Five Cancers which Men Should Be Aware Of

 

Five Cancers which Men should be Aware of

 There are five cancers which men should be aware of because, although modern medicine has managed to conquer or control many infectious diseases, it has not made such tremendous strides in the prevention and treatment of cancer.

Indeed, the  numbers of people suffering from cancer of one sort or another seems to be increasing. Many put this down to an ever more polluted environment with exhaust fumes and various industrial chemicals, but, whatever the cause, the successful treatment of many cancers depends on their early detection.

The earlier a cancer is detected the smaller and more contained it is likely to be, and is therefore easier to remove. Unfortunately it can often be difficult to detect a cancer until it has grown large enough to cause some symptoms, but even then it is better to treat it sooner rather than later, since a cancerous growth will often send bits of itself around the body in the bloodstream and cause them to settle in other body organs where they grow and cause more problems.

 

A recent article from Men’s Health highlights some of the more common cancers that affect men and how to spot them early. For example, the first cancer mentioned is that of the prostate:

“Early signs: Usually there are none. A digital rectal exam can tell if your prostate is hard or irregular, and cancer is suspected with a high PSA (prostate specific antigen) level.”

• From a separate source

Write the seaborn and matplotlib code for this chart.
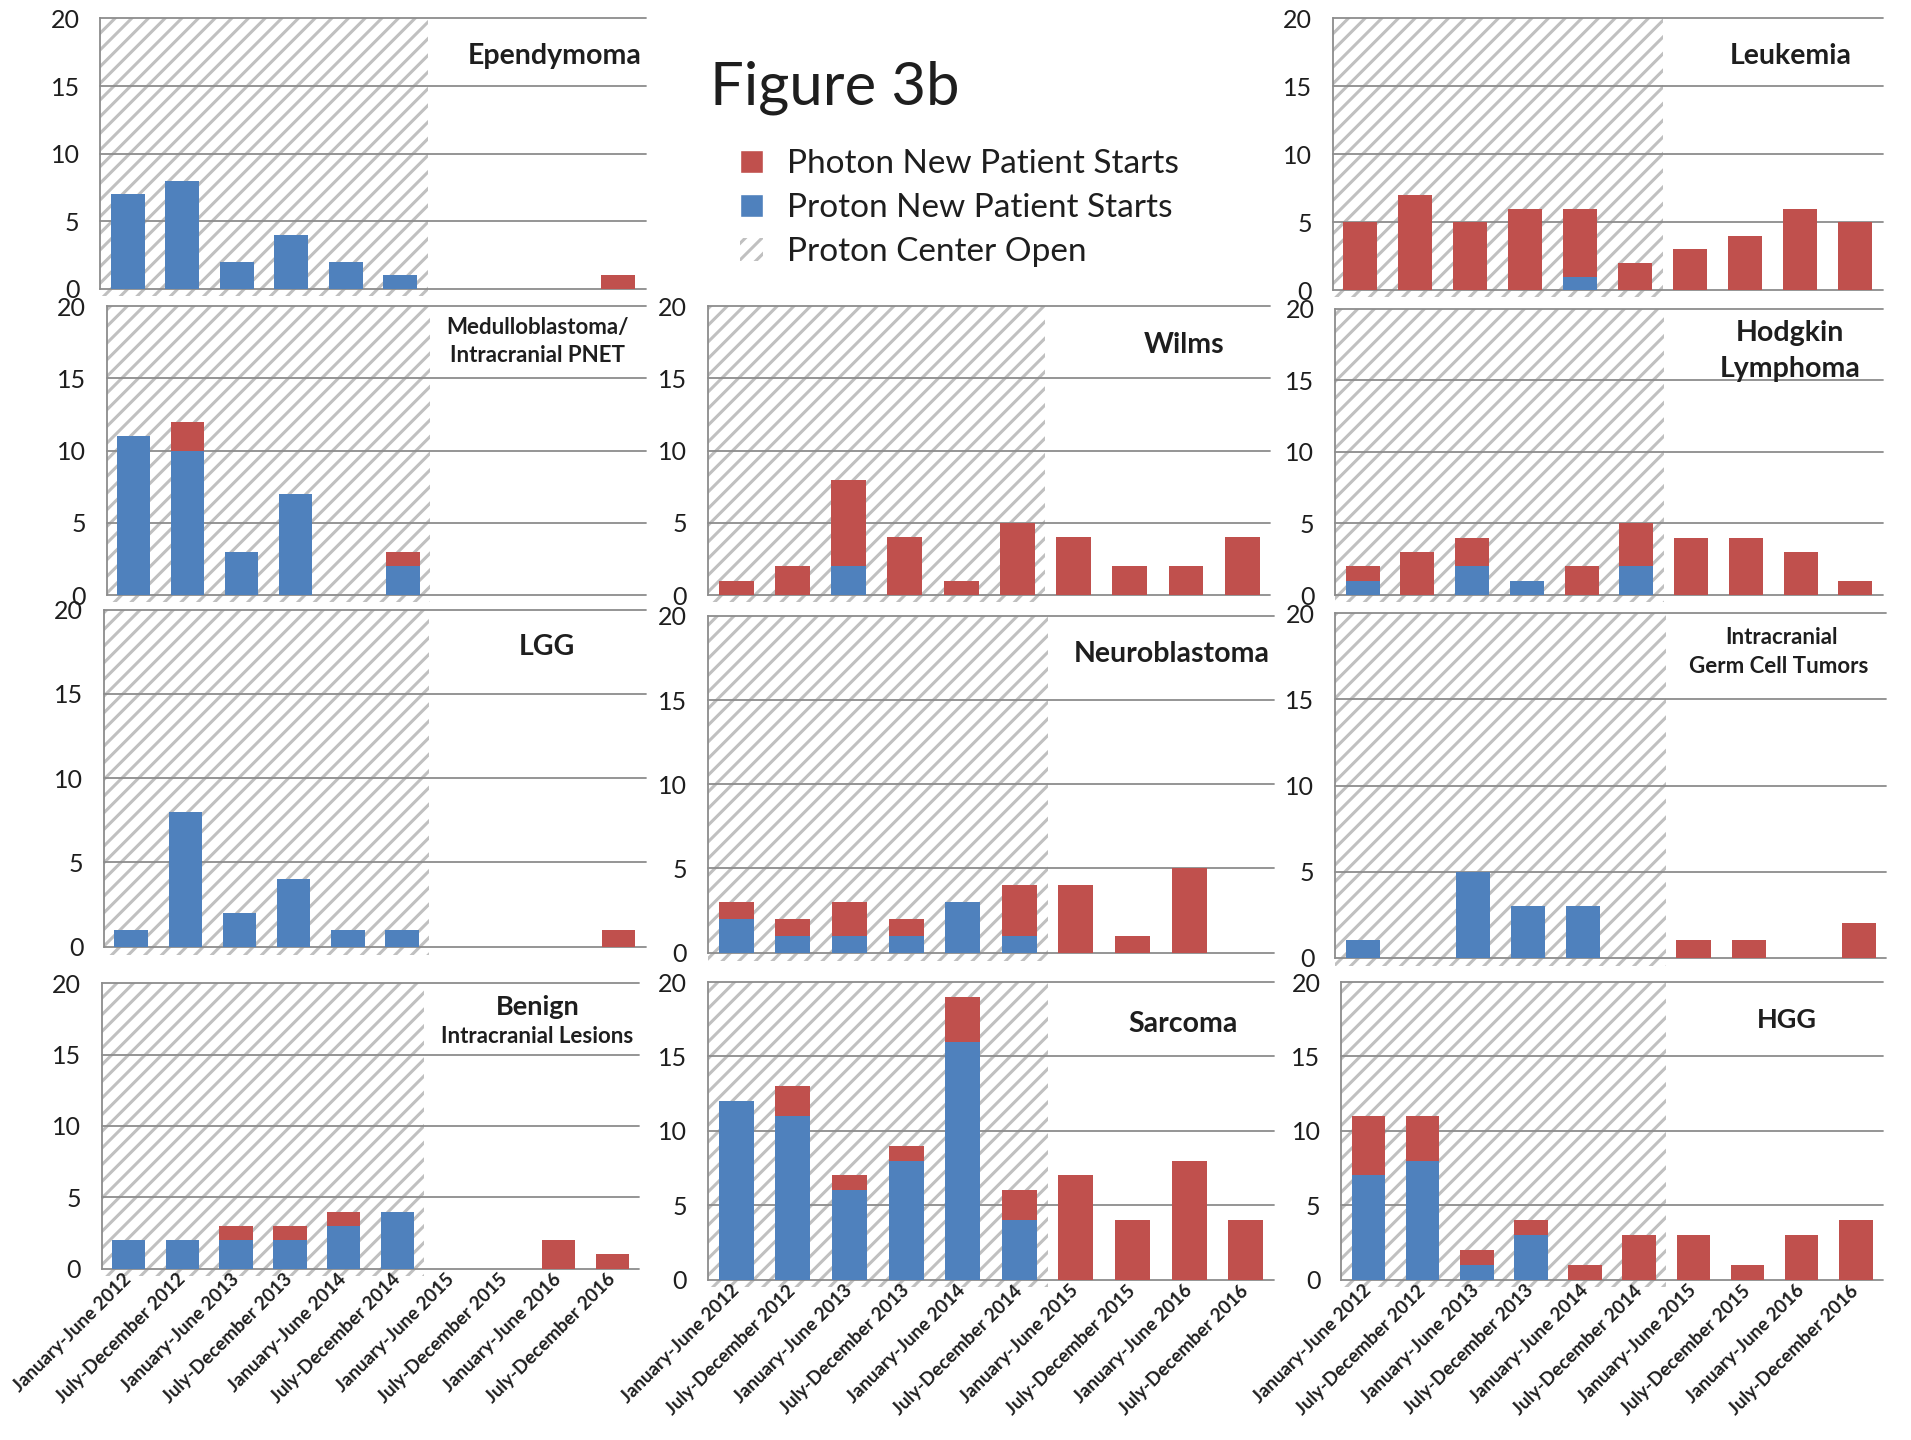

“False alarms: Urination problems–frequency, urgency, slow stream, incomplete emptying–can be related to prostate enlargement or narrowing of the urethra.”

“The test: A biopsy if the PSA is high or its rate of change is high. But a spiked score can also be a sign of infection, which should be treated with antibiotics for 4 weeks.”

The next cancer mentioned is that of the lungs:

“Early signs: Frequently, none. But a cough that won’t go away–or one that brings up blood–is often evidence the cancer is there. Also, chest pain that’s always present and not influenced by movement, says Ezra Cohen, M.D., a medical oncologist at University of Chicago Medical Center.”

“False alarms: Pneumonia. On a chest x-ray, both pneumonia and a tumor look white. The pneumonia will resolve, but you’ll need another x-ray 4 to 6 weeks later.”

“The test: Biopsy.”

There are three more cancers mentioned which have signs and symptoms to take note of. It is imperative for any man, of any age, to get himself to a doctor if he notes any such warnings because if it is cancer then the earlier treatment is instigated the better the chances of recovery.

These are just five cancers which men should be aware of, but there are others that may be difficult to guard against such as pancreatic cancer, because the causes are not known for sure. There are others however, like skin cancer where there is a definite link with exposure to the sun as a contributory factor, and it makes obvious sense to take precautions as far as possible.